#### Goal of the exercise:
Keep the pictures out of the copy and print all the entries below exactly.

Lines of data
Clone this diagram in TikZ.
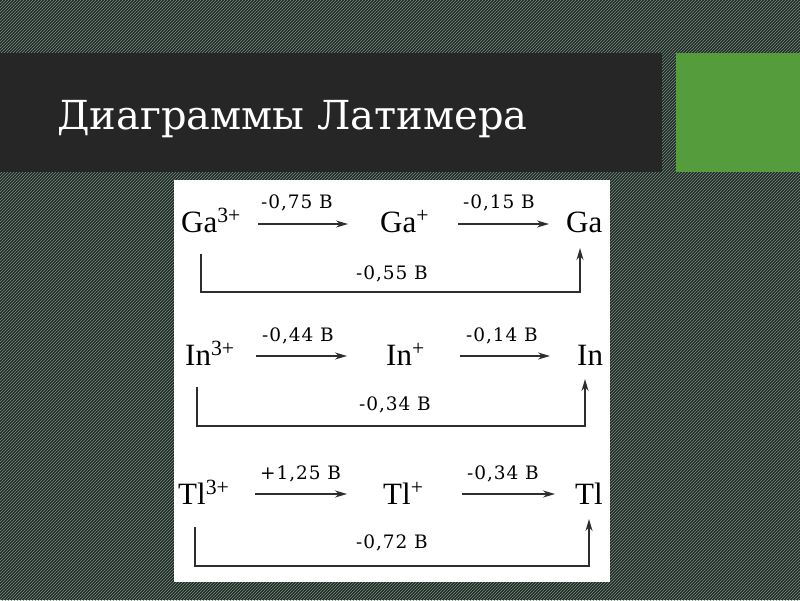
\documentclass[tikz,border=0pt]{standalone}
\usepackage{fontspec}
\setmainfont{Liberation Serif}
\newfontfamily\titlefont{DejaVu Serif}
\newfontfamily\labelfont[LetterSpace=5]{DejaVu Serif}
\usetikzlibrary{arrows.meta,patterns}
\definecolor{bgbase}{HTML}{222A26}
\definecolor{bgline}{HTML}{758F82}
\definecolor{titlebar}{HTML}{262626}
\definecolor{greenbox}{HTML}{559C3C}
\definecolor{ink}{HTML}{2E2E2E}
\begin{document}
\begin{tikzpicture}[x=1pt,y=-1pt,
  species/.style={anchor=base west,inner sep=0pt,text=black,font=\fontsize{31}{31}\selectfont},
  potlabel/.style={anchor=base west,inner sep=0pt,text=black,font=\labelfont\fontsize{18.5}{19}\selectfont},
  reacarrow/.style={draw=ink,line width=1.4pt,-{Stealth[length=12pt,width=7pt]}},
  bracket/.style={draw=ink,line width=1.4pt,-{Stealth[length=12pt,width=7pt]}}]
\useasboundingbox (0,0) rectangle (800,600);
\fill[bgbase] (0,0) rectangle (800,600);
\fill[pattern=north east lines,pattern color=bgline] (0,0) rectangle (800,600);
\fill[titlebar] (0,53) rectangle (662,172);
\fill[greenbox] (676,53) rectangle (800,172);
\node[anchor=base west,inner sep=0pt,text=white,font=\titlefont\fontsize{40}{40}\selectfont] (title) at (57,129) {Диаграммы Латимера};
\fill[white] (174,180) rectangle (610,582);

% Row 1: Ga
\node[species] (ga3) at (181,232) {Ga\textsuperscript{3+}};
\node[species] (ga1) at (380,232) {Ga\textsuperscript{+}};
\node[species] (ga0) at (566,232) {Ga};
\coordinate (ga3e) at (258,224);
\coordinate (ga1w) at (348,224);
\coordinate (ga1e) at (458,224);
\coordinate (ga0w) at (549,224);
\draw[reacarrow] (ga3e) -- (ga1w);
\draw[reacarrow] (ga1e) -- (ga0w);
\node[potlabel] (gl1) at (261,208) {-0,75 В};
\node[potlabel] (gl2) at (463,208) {-0,15 В};
\coordinate (ga3s) at (201,254);
\coordinate (gab) at (390,292);
\coordinate (ga0s) at (580,248);
\draw[bracket] (ga3s) |- (gab) -| (ga0s);
\node[potlabel] (gl3) at (356,279) {-0,55 В};

% Row 2: In
\node[species] (in3) at (185,365) {In\textsuperscript{3+}};
\node[species] (in1) at (386,365) {In\textsuperscript{+}};
\node[species] (in0) at (577,365) {In};
\coordinate (in3e) at (256,356);
\coordinate (in1w) at (347,356);
\coordinate (in1e) at (460,356);
\coordinate (in0w) at (550,356);
\draw[reacarrow] (in3e) -- (in1w);
\draw[reacarrow] (in1e) -- (in0w);
\node[potlabel] (il1) at (262,341) {-0,44 В};
\node[potlabel] (il2) at (466,341) {-0,14 В};
\coordinate (in3s) at (197,387);
\coordinate (inb) at (390,426);
\coordinate (in0s) at (585,379);
\draw[bracket] (in3s) |- (inb) -| (in0s);
\node[potlabel] (il3) at (359,410) {-0,34 В};

% Row 3: Tl
\node[species] (tl3) at (178,504) {Tl\textsuperscript{3+}};
\node[species] (tl1) at (383,504) {Tl\textsuperscript{+}};
\node[species] (tl0) at (575,504) {Tl};
\coordinate (tl3e) at (255,494);
\coordinate (tl1w) at (347,494);
\coordinate (tl1e) at (462,494);
\coordinate (tl0w) at (555,494);
\draw[reacarrow] (tl3e) -- (tl1w);
\draw[reacarrow] (tl1e) -- (tl0w);
\node[potlabel] (tll1) at (260,479) {+1,25 В};
\node[potlabel] (tll2) at (467,479) {-0,34 В};
\coordinate (tl3s) at (195,527);
\coordinate (tlb) at (390,566);
\coordinate (tl0s) at (589,519);
\draw[bracket] (tl3s) |- (tlb) -| (tl0s);
\node[potlabel] (tll3) at (356,548) {-0,72 В};
\end{tikzpicture}
\end{document}
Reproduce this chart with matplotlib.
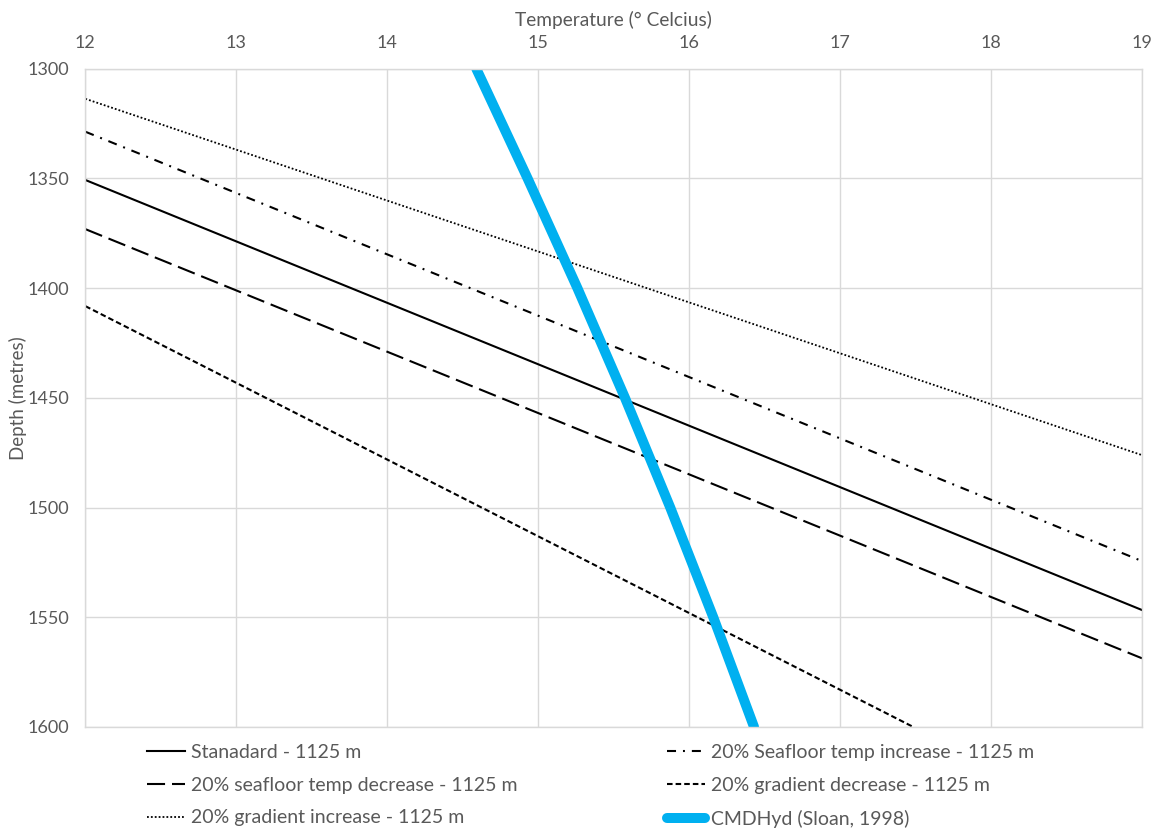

#### Task answer:
Clone this diagram in TikZ.
\documentclass[tikz,border=0pt]{standalone}
\usepackage{fontspec}
\setmainfont{Liberation Serif}
\newfontfamily\titlefont{DejaVu Serif}
\newfontfamily\labelfont[LetterSpace=5]{DejaVu Serif}
\usetikzlibrary{arrows.meta,patterns}
\definecolor{bgbase}{HTML}{222A26}
\definecolor{bgline}{HTML}{758F82}
\definecolor{titlebar}{HTML}{262626}
\definecolor{greenbox}{HTML}{559C3C}
\definecolor{ink}{HTML}{2E2E2E}
\begin{document}
\begin{tikzpicture}[x=1pt,y=-1pt,
  species/.style={anchor=base west,inner sep=0pt,text=black,font=\fontsize{31}{31}\selectfont},
  potlabel/.style={anchor=base west,inner sep=0pt,text=black,font=\labelfont\fontsize{18.5}{19}\selectfont},
  reacarrow/.style={draw=ink,line width=1.4pt,-{Stealth[length=12pt,width=7pt]}},
  bracket/.style={draw=ink,line width=1.4pt,-{Stealth[length=12pt,width=7pt]}}]
\useasboundingbox (0,0) rectangle (800,600);
\fill[bgbase] (0,0) rectangle (800,600);
\fill[pattern=north east lines,pattern color=bgline] (0,0) rectangle (800,600);
\fill[titlebar] (0,53) rectangle (662,172);
\fill[greenbox] (676,53) rectangle (800,172);
\node[anchor=base west,inner sep=0pt,text=white,font=\titlefont\fontsize{40}{40}\selectfont] (title) at (57,129) {Диаграммы Латимера};
\fill[white] (174,180) rectangle (610,582);

% Row 1: Ga
\node[species] (ga3) at (181,232) {Ga\textsuperscript{3+}};
\node[species] (ga1) at (380,232) {Ga\textsuperscript{+}};
\node[species] (ga0) at (566,232) {Ga};
\coordinate (ga3e) at (258,224);
\coordinate (ga1w) at (348,224);
\coordinate (ga1e) at (458,224);
\coordinate (ga0w) at (549,224);
\draw[reacarrow] (ga3e) -- (ga1w);
\draw[reacarrow] (ga1e) -- (ga0w);
\node[potlabel] (gl1) at (261,208) {-0,75 В};
\node[potlabel] (gl2) at (463,208) {-0,15 В};
\coordinate (ga3s) at (201,254);
\coordinate (gab) at (390,292);
\coordinate (ga0s) at (580,248);
\draw[bracket] (ga3s) |- (gab) -| (ga0s);
\node[potlabel] (gl3) at (356,279) {-0,55 В};

% Row 2: In
\node[species] (in3) at (185,365) {In\textsuperscript{3+}};
\node[species] (in1) at (386,365) {In\textsuperscript{+}};
\node[species] (in0) at (577,365) {In};
\coordinate (in3e) at (256,356);
\coordinate (in1w) at (347,356);
\coordinate (in1e) at (460,356);
\coordinate (in0w) at (550,356);
\draw[reacarrow] (in3e) -- (in1w);
\draw[reacarrow] (in1e) -- (in0w);
\node[potlabel] (il1) at (262,341) {-0,44 В};
\node[potlabel] (il2) at (466,341) {-0,14 В};
\coordinate (in3s) at (197,387);
\coordinate (inb) at (390,426);
\coordinate (in0s) at (585,379);
\draw[bracket] (in3s) |- (inb) -| (in0s);
\node[potlabel] (il3) at (359,410) {-0,34 В};

% Row 3: Tl
\node[species] (tl3) at (178,504) {Tl\textsuperscript{3+}};
\node[species] (tl1) at (383,504) {Tl\textsuperscript{+}};
\node[species] (tl0) at (575,504) {Tl};
\coordinate (tl3e) at (255,494);
\coordinate (tl1w) at (347,494);
\coordinate (tl1e) at (462,494);
\coordinate (tl0w) at (555,494);
\draw[reacarrow] (tl3e) -- (tl1w);
\draw[reacarrow] (tl1e) -- (tl0w);
\node[potlabel] (tll1) at (260,479) {+1,25 В};
\node[potlabel] (tll2) at (467,479) {-0,34 В};
\coordinate (tl3s) at (195,527);
\coordinate (tlb) at (390,566);
\coordinate (tl0s) at (589,519);
\draw[bracket] (tl3s) |- (tlb) -| (tl0s);
\node[potlabel] (tll3) at (356,548) {-0,72 В};
\end{tikzpicture}
\end{document}
Reproduce this chart with matplotlib.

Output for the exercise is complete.